Inspiration

As a top ten Cool School, UCI is making strides in reducing carbon emissions through highly efficient waste management. One of our members is a new student organization staffer who has watched countless prospective students approach the three different color disposal bins with no idea on how to properly use them. People also tend to be bored by sustainability presentations and do not retain the information. Inspired by the original Tamagotchi, we created Garbagotchi, a gamified app to engage and educate people of all ages! We used our experience living in dorms and our member's knowledge as a UCI Basic Needs Center Volunteer to create a memorable and nostalgic learning experience.

What it does

Our solution is an educational game suitable for all ages that aims to teach people in which waste bins to dispose of their garbage. The app presents the user with a series of ten images of common waste items, introduced by a cute tamagotchi companion to endear the user. The player gains points for each item they dispose of in the correct bin.

How we built it

Our front end is written in Next.js and tailwind and guides the user through a pleasant UX. The front makes API calls to our back-end program written in Flask. The back end uses the Supabase API to fetch image data from our database. In Supabase, we store images taken by ourselves in a public bucket and relate them into the database.

Challenges we ran into

  1. We had trouble with data formatting and deciding our potential data sources to line up with our project purpose. We decided to generate our own data for our first full release and cleaned all data to support Cross-Origin Requests and size limits on data transfers.
  2. We faced challenges building intuition in Tailwind and eventually developed working styling skills that allowed us to style quickly and correctly in the later parts of our project.
  3. We ran into numerous runtime errors in our implementation of the asynchronous front-end main gameplay page and were able to resolve the errors elegantly and synchronously with our calls to the back-end API.

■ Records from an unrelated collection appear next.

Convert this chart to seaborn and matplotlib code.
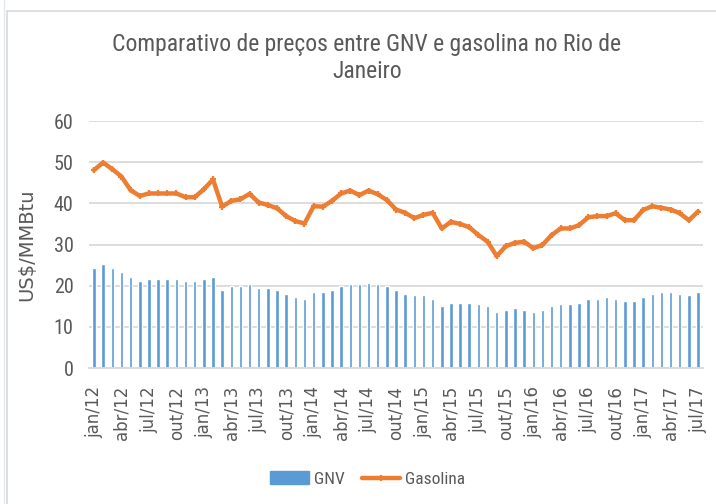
import numpy as np
import pandas as pd
import matplotlib
matplotlib.use("Agg")
import matplotlib.pyplot as plt
from matplotlib.lines import Line2D
from matplotlib.patches import Patch
import seaborn as sns

# Monthly labels, jan/12 .. jul/17
month_abbr = ["jan", "fev", "mar", "abr", "mai", "jun",
              "jul", "ago", "set", "out", "nov", "dez"]
months = [f"{m}/{y:02d}" for y in range(12, 18) for m in month_abbr][:67]

# Prices in US$/MMBtu
gnv = [
    24.4, 25.2, 24.4, 23.4, 22.1, 21.1, 21.6, 21.6, 21.6, 21.6, 21.1, 21.1,
    21.6, 22.1, 18.9, 19.9, 19.9, 20.3, 19.4, 19.4, 18.9, 18.0, 17.2, 16.8,
    18.5, 18.5, 18.9, 19.9, 20.3, 20.3, 20.7, 20.3, 19.9, 18.9, 18.0, 17.7,
    17.7, 16.8, 15.0, 15.9, 15.9, 15.9, 15.5, 15.0, 13.6, 14.1, 14.5, 14.1,
    13.6, 14.1, 15.0, 15.5, 15.5, 15.9, 16.8, 16.8, 17.2, 16.8, 16.3, 16.3,
    17.2, 18.0, 18.5, 18.5, 18.0, 17.7, 18.5,
]
gasolina = [
    48.1, 49.9, 48.3, 46.5, 43.2, 41.8, 42.4, 42.4, 42.4, 42.4, 41.5, 41.5,
    43.4, 45.8, 39.2, 40.6, 41.0, 42.3, 40.2, 39.6, 38.8, 36.9, 35.7, 35.1,
    39.3, 39.2, 40.6, 42.4, 43.1, 42.0, 43.1, 42.2, 40.8, 38.5, 37.7, 36.4,
    37.2, 37.7, 33.9, 35.5, 35.0, 34.2, 32.3, 30.7, 27.2, 29.6, 30.4, 30.7,
    29.1, 29.9, 32.3, 33.9, 33.9, 34.7, 36.6, 36.9, 36.9, 37.6, 35.9, 35.9,
    38.4, 39.3, 38.9, 38.5, 37.6, 35.9, 38.0,
]
y_ticks = [0, 10, 20, 30, 40, 50, 60]

BLUE = "#5B9BD5"
ORANGE = "#ED7D31"
TEXT = "#595959"
GRID = "#D9D9D9"
NARROW = ["Roboto Condensed", "Roboto", "DejaVu Sans"]
WIDE = ["DejaVu Sans"]

sns.set_theme(style="white")
plt.rcParams["font.family"] = NARROW

df = pd.DataFrame({"mes": months, "pos": np.arange(len(months)),
                   "GNV": gnv, "Gasolina": gasolina})

fig = plt.figure(figsize=(7.16, 5.04), dpi=100)
ax = fig.add_axes([0.1249, 0.2698, 0.8564, 0.4901])

sns.barplot(data=df, x="mes", y="GNV", order=months, color=BLUE,
            width=0.38, saturation=1, ax=ax, zorder=2)
sns.lineplot(data=df, x="pos", y="Gasolina", color=ORANGE, lw=3.2,
             marker="+", markersize=5, markeredgewidth=1.6,
             markeredgecolor=ORANGE, ax=ax, zorder=3)

ax.set_xlim(-0.5, len(months) - 0.5)
ax.set_ylim(0, 60)
ax.set_yticks(y_ticks)
ax.set_yticklabels([str(v) for v in y_ticks], fontsize=14.5, color=TEXT,
                   family=NARROW)
ax.set_xticks(np.arange(0, len(months), 3))
ax.set_xticklabels(months[::3], rotation=90, fontsize=12, color=TEXT,
                   family=WIDE, va="top", ha="center")
ax.tick_params(axis="both", length=0)
ax.tick_params(axis="y", pad=11.5)
ax.tick_params(axis="x", pad=13)

ax.grid(axis="y", color=GRID, lw=1.3, zorder=0)
ax.set_axisbelow(True)
for side in ["top", "right", "left"]:
    ax.spines[side].set_visible(False)
ax.spines["bottom"].set_color(GRID)
ax.spines["bottom"].set_linewidth(1.3)

ax.set_xlabel("")
ax.set_ylabel("US$/MMBtu", fontsize=14, color=TEXT, family=WIDE)
ax.yaxis.set_label_coords(-0.0865, 0.5)

fig.text(367 / 716, 1 - 33 / 504,
         "Comparativo de preços entre GNV e gasolina no Rio de\nJaneiro",
         ha="center", va="top", fontsize=17, color=TEXT, family=NARROW,
         linespacing=1.2)

handles = [Patch(facecolor=BLUE, edgecolor=BLUE, label="GNV"),
           Line2D([0], [0], color=ORANGE, lw=3.2, marker="+", markersize=5,
                  markeredgewidth=1.6, label="Gasolina")]
fig.legend(handles=handles, loc="center", ncol=2, frameon=False,
           bbox_to_anchor=(368 / 716, 1 - 479 / 504),
           prop={"family": NARROW, "size": 12.5}, labelcolor=TEXT,
           handlelength=2.2, handleheight=0.8, handletextpad=0.3,
           columnspacing=1.0)

# Chart frame
H = 504.0
W = 716.0
fig.add_artist(Line2D([7.3 / W, 7.3 / W], [0, 1 - 11 / H], color=GRID,
                      lw=1.2, transform=fig.transFigure))
fig.add_artist(Line2D([7.3 / W, 1], [1 - 11 / H, 1 - 11 / H], color=GRID,
                      lw=1.2, transform=fig.transFigure))
fig.add_artist(Line2D([4 / W, 4 / W], [0, 1], color="#E3E7EE",
                      lw=1.0, transform=fig.transFigure))

fig.savefig("out.png", dpi=100, facecolor="white")
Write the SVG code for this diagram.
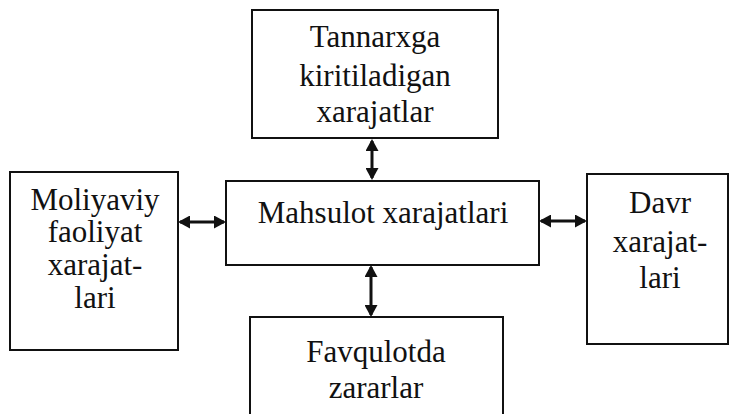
<svg xmlns="http://www.w3.org/2000/svg" width="730" height="414" viewBox="0 0 730 414">
  <style>
    .box { fill: #ffffff; stroke: #111111; stroke-width: 2; }
    .lbl { font-size: 31px; fill: #111111; text-anchor: middle; }
    .link { stroke: #111111; stroke-width: 3; fill: none; marker-start: url(#head); marker-end: url(#head); }
  </style>
  <defs>
    <marker id="head" markerUnits="userSpaceOnUse" viewBox="0 0 12 13" markerWidth="12" markerHeight="13" refX="10" refY="6.5" orient="auto-start-reverse">
      <path d="M0,0 L12,6.5 L0,13 z" fill="#111111"/>
    </marker>
  </defs>
  <rect width="730" height="414" fill="#ffffff"/>

  <g font-family="Liberation Serif, Times New Roman, serif">
    <g id="node-tannarx">
      <rect class="box" x="252" y="10" width="246" height="128"/>
      <text class="lbl" x="375" y="47">Tannarxga</text>
      <text class="lbl" x="375" y="86">kiritiladigan</text>
      <text class="lbl" x="375" y="122">xarajatlar</text>
    </g>

    <g id="node-mahsulot">
      <rect class="box" x="226" y="181" width="313" height="84"/>
      <text class="lbl" x="383" y="223">Mahsulot xarajatlari</text>
    </g>

    <g id="node-moliyaviy">
      <rect class="box" x="10" y="172" width="168" height="178"/>
      <text class="lbl" x="95" y="210">Moliyaviy</text>
      <text class="lbl" x="95" y="242">faoliyat</text>
      <text class="lbl" x="95" y="275">xarajat-</text>
      <text class="lbl" x="95" y="308">lari</text>
    </g>

    <g id="node-davr">
      <rect class="box" x="587" y="174" width="141" height="170"/>
      <text class="lbl" x="660" y="213">Davr</text>
      <text class="lbl" x="660" y="252">xarajat-</text>
      <text class="lbl" x="660" y="288">lari</text>
    </g>

    <g id="node-favqulotda">
      <rect class="box" x="250" y="317" width="253" height="110"/>
      <text class="lbl" x="376" y="362">Favqulotda</text>
      <text class="lbl" x="376" y="398">zararlar</text>
    </g>
  </g>

  <g id="connectors">
    <line class="link" x1="372" y1="141" x2="372" y2="178"/>
    <line class="link" x1="180" y1="222" x2="224" y2="222"/>
    <line class="link" x1="541" y1="221" x2="585" y2="221"/>
    <line class="link" x1="371" y1="267" x2="371" y2="315"/>
  </g>
</svg>
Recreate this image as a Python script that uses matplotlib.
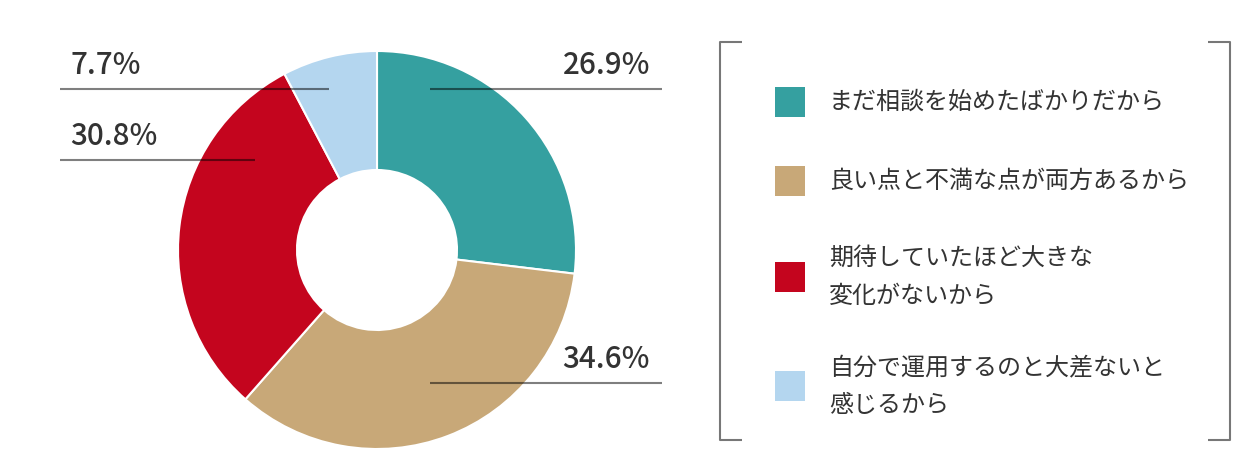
import matplotlib.pyplot as plt
from matplotlib.patches import Rectangle

plt.rcParams['font.family'] = ['Noto Sans CJK JP', 'DejaVu Sans']

# データ
categories = [
    'まだ相談を始めたばかりだから',
    '良い点と不満な点が両方あるから',
    '期待していたほど大きな\n変化がないから',
    '自分で運用するのと大差ないと\n感じるから',
]
values = [26.9, 34.6, 30.8, 7.7]
colors = ['#35A0A0', '#C8A878', '#C4051E', '#B4D6EF']

W, H = 1260, 473
TEXT = '#333333'

fig = plt.figure(figsize=(W / 100, H / 100), dpi=100)
ax = fig.add_axes([0, 0, 1, 1])

# ドーナツ (座標はピクセル、yは下から)
cx, cy, r_out, r_in = 377, H - 250, 199, 80
ax.pie(values, colors=colors, startangle=90, counterclock=False,
       center=(cx, cy), radius=r_out,
       wedgeprops=dict(width=r_out - r_in, edgecolor='white', linewidth=1.5))

# ラベルと引き出し線: (線のy, 線のx0, x1, 文字のx, 揃え)
label_layout = [
    (89, 430, 662, 650, 'right'),
    (383, 430, 662, 650, 'right'),
    (160, 60, 255, 70, 'left'),
    (89, 60, 329, 70, 'left'),
]
for v, (ly, x0, x1, tx, ha) in zip(values, label_layout):
    ax.plot([x0, x1], [H - ly, H - ly], color='black', alpha=0.5, lw=1.5,
            solid_capstyle='butt', zorder=5)
    ax.text(tx, H - ly + 8, f'{v:.1f}%', ha=ha, va='bottom',
            fontsize=21.3, fontweight='medium', color=TEXT, zorder=6)

# 凡例の括弧
bx0, bx1, by0, by1, tick = 720, 1230, 42, 440, 22
br = dict(color='#777777', lw=1.5, solid_capstyle='butt')
ax.plot([bx0 + tick, bx0, bx0, bx0 + tick], [H - by0, H - by0, H - by1, H - by1], **br)
ax.plot([bx1 - tick, bx1, bx1, bx1 - tick], [H - by0, H - by0, H - by1, H - by1], **br)

# 凡例
row_y = [102, 181, 277, 386]
for lab, col, ry in zip(categories, colors, row_y):
    ax.add_patch(Rectangle((775, H - ry - 15), 30, 30, facecolor=col,
                           edgecolor='none'))
    ax.text(829, H - ry, lab, ha='left', va='center', fontsize=17.3,
            color=TEXT, linespacing=1.6)

ax.set_xlim(0, W)
ax.set_ylim(0, H)
ax.set_aspect('auto')
ax.axis('off')

fig.savefig('out.png', dpi=100)
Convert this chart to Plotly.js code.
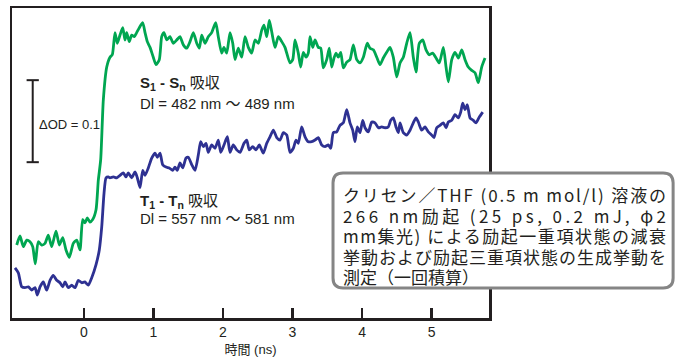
<!DOCTYPE html>
<html>
<head>
<meta charset="utf-8">
<script src="https://cdn.plot.ly/plotly-3.0.1.min.js"></script>
<style>
  html, body { margin: 0; padding: 0; background: #fff; }
  #chart { width: 676px; height: 360px; }
</style>
</head>
<body>
<div id="chart"></div>
<script>
// ---- Data (time in ns, absorbance change in ΔOD) ----
const s1Time = [-0.968,-0.921,-0.873,-0.824,-0.777,-0.738,-0.701,-0.658,-0.609,-0.561,-0.514,-0.465,-0.403,-0.355,-0.306,-0.259,-0.212,-0.154,-0.105,-0.058,
  -0.019,0.014,0.047,0.086,0.125,0.173,0.206,0.240,0.278,0.327,0.374,0.407,0.446,0.479,0.518,0.557,0.590,0.614,0.652,0.686,
  0.724,0.758,0.796,0.845,0.878,0.911,0.950,0.997,1.036,1.083,1.118,1.151,1.190,1.237,1.285,1.334,1.381,1.429,1.478,1.525,
  1.573,1.622,1.659,1.694,1.741,1.788,1.837,1.895,1.932,1.981,2.014,2.053,2.101,2.140,2.173,2.220,2.269,2.317,2.364,2.413,
  2.460,2.508,2.557,2.590,2.629,2.666,2.701,2.748,2.796,2.845,2.892,2.964,3.003,3.036,3.083,3.118,3.155,3.194,3.227,3.252,
  3.291,3.324,3.371,3.406,3.443,3.492,3.529,3.564,3.597,3.626,3.659,3.694,3.731,3.780,3.827,3.875,3.924,3.971,4.019,4.076,
  4.115,4.163,4.212,4.259,4.306,4.355,4.403,4.450,4.499,4.547,4.594,4.643,4.691,4.738,4.777,4.824,4.873,4.921,4.968,5.017,
  5.065,5.112,5.170,5.209,5.242,5.291,5.338,5.386,5.435,5.482,5.529,5.578,5.626,5.673,5.722,5.770];
const s1Signal = [0.089,0.100,0.087,0.095,0.093,0.087,0.066,0.093,0.089,0.091,0.101,0.087,0.106,0.089,0.098,0.083,0.074,0.091,0.095,0.083,
  0.120,0.116,0.122,0.117,0.120,0.132,0.168,0.193,0.266,0.306,0.318,0.321,0.348,0.335,0.345,0.354,0.339,0.348,0.337,0.345,
  0.343,0.348,0.354,0.360,0.348,0.337,0.330,0.318,0.309,0.315,0.343,0.348,0.339,0.343,0.335,0.339,0.343,0.333,0.329,0.337,
  0.348,0.335,0.329,0.345,0.335,0.343,0.348,0.360,0.343,0.323,0.330,0.323,0.348,0.335,0.315,0.329,0.318,0.343,0.330,0.323,
  0.339,0.335,0.351,0.357,0.343,0.363,0.349,0.330,0.343,0.337,0.330,0.311,0.315,0.339,0.323,0.306,0.324,0.318,0.323,0.343,
  0.330,0.339,0.330,0.329,0.305,0.315,0.329,0.306,0.317,0.323,0.318,0.324,0.305,0.312,0.315,0.333,0.315,0.311,0.318,0.335,
  0.329,0.327,0.318,0.309,0.317,0.324,0.330,0.318,0.294,0.311,0.318,0.335,0.348,0.318,0.300,0.335,0.339,0.327,0.321,0.323,
  0.317,0.311,0.330,0.306,0.288,0.315,0.324,0.317,0.327,0.315,0.306,0.302,0.299,0.287,0.306,0.317];

const t1Time = [-0.993,-0.945,-0.896,-0.849,-0.801,-0.753,-0.705,-0.672,-0.633,-0.586,-0.537,-0.489,-0.442,-0.393,-0.345,-0.306,-0.273,-0.226,-0.177,-0.129,
  -0.082,-0.033,0.014,0.062,0.111,0.173,0.220,0.255,0.288,0.317,0.350,0.374,0.422,0.471,0.518,0.565,0.604,0.637,0.686,0.734,
  0.767,0.806,0.845,0.878,0.925,0.974,1.022,1.055,1.094,1.132,1.180,1.227,1.276,1.309,1.342,1.381,1.420,1.468,1.501,1.550,
  1.597,1.645,1.679,1.717,1.755,1.788,1.837,1.885,1.932,1.967,2.014,2.062,2.101,2.148,2.197,2.245,2.302,2.341,2.378,2.427,
  2.475,2.522,2.580,2.629,2.676,2.724,2.773,2.820,2.868,2.917,2.964,3.012,3.050,3.083,3.132,3.180,3.227,3.276,3.324,3.371,
  3.420,3.468,3.515,3.550,3.587,3.636,3.683,3.731,3.780,3.827,3.866,3.899,3.932,3.971,4.010,4.043,4.091,4.140,4.187,4.235,
  4.283,4.331,4.378,4.413,4.450,4.489,4.522,4.547,4.594,4.643,4.691,4.738,4.777,4.810,4.859,4.906,4.954,5.003,5.036,5.075,
  5.122,5.170,5.209,5.242,5.291,5.338,5.386,5.420,5.449,5.482,5.515,5.554,5.601,5.640,5.688,5.737];
const t1Signal = [0.061,0.055,0.038,0.037,0.038,0.034,0.037,0.028,0.038,0.044,0.034,0.046,0.052,0.046,0.043,0.038,0.044,0.037,0.040,0.037,
  0.046,0.043,0.044,0.040,0.049,0.065,0.083,0.111,0.152,0.171,0.172,0.171,0.172,0.171,0.174,0.177,0.172,0.177,0.171,0.178,
  0.171,0.159,0.180,0.174,0.183,0.195,0.201,0.196,0.201,0.187,0.184,0.183,0.180,0.184,0.180,0.189,0.183,0.195,0.196,0.187,
  0.180,0.199,0.215,0.209,0.213,0.202,0.211,0.207,0.217,0.202,0.211,0.221,0.202,0.211,0.205,0.202,0.213,0.217,0.205,0.209,
  0.205,0.211,0.201,0.213,0.221,0.229,0.220,0.217,0.226,0.223,0.202,0.207,0.217,0.213,0.233,0.221,0.215,0.215,0.217,0.220,
  0.211,0.209,0.211,0.207,0.226,0.227,0.235,0.238,0.254,0.238,0.229,0.215,0.233,0.226,0.241,0.232,0.227,0.239,0.238,0.232,
  0.233,0.232,0.233,0.241,0.244,0.233,0.226,0.238,0.226,0.223,0.229,0.238,0.244,0.239,0.229,0.233,0.227,0.223,0.220,0.232,
  0.235,0.238,0.232,0.239,0.241,0.248,0.244,0.251,0.262,0.254,0.260,0.244,0.241,0.238,0.245,0.251];

const tickValues = [0, 1, 2, 3, 4, 5];
const tickLabels = ['0', '1', '2', '3', '4', '5'];
const xAxisTitle = '時間 (ns)';
const s1Label = '<b>S<sub>1</sub> - S<sub>n</sub></b> 吸収';
const s1Range = 'Dl = 482 nm ～ 489 nm';
const t1Label = '<b>T<sub>1</sub> - T<sub>n</sub></b> 吸収';
const t1Range = 'Dl = 557 nm ～ 581 nm';
const scaleLabel = 'ΔOD = 0.1';
const scaleBarOD = 0.1;
const noteLines = [
  'クリセン／THF (0.5 m mol/l) 溶液の',
  '266 nm励起 (25 ps, 0.2 mJ, φ2',
  'mm集光) による励起一重項状態の減衰',
  '挙動および励起三重項状態の生成挙動を',
  '測定（一回積算）'
];

// ---- Styling ----
const INK = '#231f20';
const GREEN = '#00a651';
const BLUE = '#2e3192';
const LATIN = '"Liberation Sans", Arial, "Noto Sans CJK JP", sans-serif';
const JP = '"Noto Sans CJK JP", sans-serif';

const traces = [
  { x: s1Time, y: s1Signal, type: 'scatter', mode: 'lines',
    line: { color: GREEN, width: 2.8, shape: 'spline', smoothing: 0.6 }, hoverinfo: 'skip' },
  { x: t1Time, y: t1Signal, type: 'scatter', mode: 'lines',
    line: { color: BLUE, width: 2.8, shape: 'spline', smoothing: 0.6 }, hoverinfo: 'skip' }
];

// scale bar location (data coords)
const barX = -0.738, barCap = 0.088, barTop = 0.290;

// rounded note box in paper coords
const bx0 = 0.673, bx1 = 1.386, by0 = 0.097, by1 = 0.468, rx = 0.021, ry = 0.032;
const boxPath = `M ${bx0+rx} ${by1} L ${bx1-rx} ${by1} Q ${bx1} ${by1} ${bx1} ${by1-ry} ` +
  `L ${bx1} ${by0+ry} Q ${bx1} ${by0} ${bx1-rx} ${by0} L ${bx0+rx} ${by0} ` +
  `Q ${bx0} ${by0} ${bx0} ${by0+ry} L ${bx0} ${by1-ry} Q ${bx0} ${by1} ${bx0+rx} ${by1} Z`;

const noteY = [0.397, 0.331, 0.265, 0.199, 0.133];
const noteAnnotations = noteLines.map((txt, i) => ({
  xref: 'paper', yref: 'paper', x: 0.689, y: noteY[i], xanchor: 'left', yanchor: 'middle',
  showarrow: false, align: 'left', text: txt, font: { family: JP, size: 17, color: INK }
}));

const layout = {
  width: 676, height: 360,
  margin: { l: 12, r: 187, t: 8, b: 42, pad: 0 },
  paper_bgcolor: '#ffffff', plot_bgcolor: '#ffffff',
  showlegend: false,
  xaxis: {
    range: [-1.036, 5.827], showgrid: false, zeroline: false,
    showline: true, mirror: true, linecolor: INK, linewidth: 2.5,
    ticks: 'inside', ticklen: 10, tickwidth: 2.2, tickcolor: INK,
    tickvals: tickValues, ticktext: tickLabels,
    tickfont: { family: LATIN, size: 14, color: INK },
    title: { text: xAxisTitle, font: { family: LATIN, size: 13, color: INK }, standoff: 6 }
  },
  yaxis: {
    range: [0, 0.378], showgrid: false, zeroline: false,
    showline: true, mirror: true, linecolor: INK, linewidth: 2.5,
    ticks: '', showticklabels: false
  },
  shapes: [
    { type: 'line', xref: 'x', yref: 'y', x0: barX, x1: barX, y0: barTop - scaleBarOD, y1: barTop,
      line: { color: INK, width: 2 } },
    { type: 'line', xref: 'x', yref: 'y', x0: barX - barCap, x1: barX + barCap, y0: barTop, y1: barTop,
      line: { color: INK, width: 2 } },
    { type: 'line', xref: 'x', yref: 'y', x0: barX - barCap, x1: barX + barCap, y0: barTop - scaleBarOD, y1: barTop - scaleBarOD,
      line: { color: INK, width: 2 } },
    { type: 'path', xref: 'paper', yref: 'paper', path: boxPath, layer: 'above',
      fillcolor: '#ffffff', line: { color: '#858585', width: 3 } }
  ],
  annotations: [
    { xref: 'paper', yref: 'paper', x: 0.264, y: 0.755, xanchor: 'left', yanchor: 'middle', showarrow: false,
      text: s1Label, font: { family: LATIN, size: 15, color: INK } },
    { xref: 'paper', yref: 'paper', x: 0.264, y: 0.692, xanchor: 'left', yanchor: 'middle', showarrow: false,
      text: s1Range, font: { family: LATIN, size: 15, color: INK } },
    { xref: 'paper', yref: 'paper', x: 0.264, y: 0.377, xanchor: 'left', yanchor: 'middle', showarrow: false,
      text: t1Label, font: { family: LATIN, size: 15, color: INK } },
    { xref: 'paper', yref: 'paper', x: 0.264, y: 0.321, xanchor: 'left', yanchor: 'middle', showarrow: false,
      text: t1Range, font: { family: LATIN, size: 15, color: INK } },
    { xref: 'paper', yref: 'paper', x: 0.052, y: 0.623, xanchor: 'left', yanchor: 'middle', showarrow: false,
      text: scaleLabel, font: { family: LATIN, size: 13, color: INK } }
  ].concat(noteAnnotations)
};

Plotly.newPlot('chart', traces, layout, { staticPlot: true, displayModeBar: false }).then(gd => {
  // justify the first four note lines to the box's text width, as in the original print
  const justifyWidth = 323;
  [5, 6, 7, 8].forEach(idx => {
    const t = gd.querySelector(`g.annotation[data-index="${idx}"] text.annotation-text`);
    if (t) {
      t.setAttribute('textLength', justifyWidth);
      t.setAttribute('lengthAdjust', 'spacing');
    }
  });
});
</script>
</body>
</html>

Accomplishments that we're proud of

  1. Applying knowledge about the environmental impact of waste to create a people-friendly educational tool.
  2. Finishing our project and persevering to our first planned functional iteration.
  3. Managing the database and API calls to create a seamless back-end service.
  4. Developing skill and intuition in Next.js and Tailwind to create a precise and functional front-end presentation.

What we learned

This project marks our first time using Next.js and Tailwind for implementing and styling the front end and our second time using Flask and Supabase for implementing the back end and database. We learned how to dynamically apply Flask via modular code to make a more general-purpose functional back end. We began to implement a user account system with statistics related to our game. We used state functions in Next.js to create an asynchronously updating page and styled the app from scratch with Tailwind to create a responsive and beautiful UI.

What's next for Garbagotchi

We hope to implement several new features over the next few functional iterations.

  1. Front-end UX improvements: dragging and dropping into bins, movement of the tamagotchi.
  2. Front-end feature implementation: search by county for local recycling plants (already implemented in back end!).
  3. Full account system implementation: save previous scores and improve the relationship with your tamagotchi.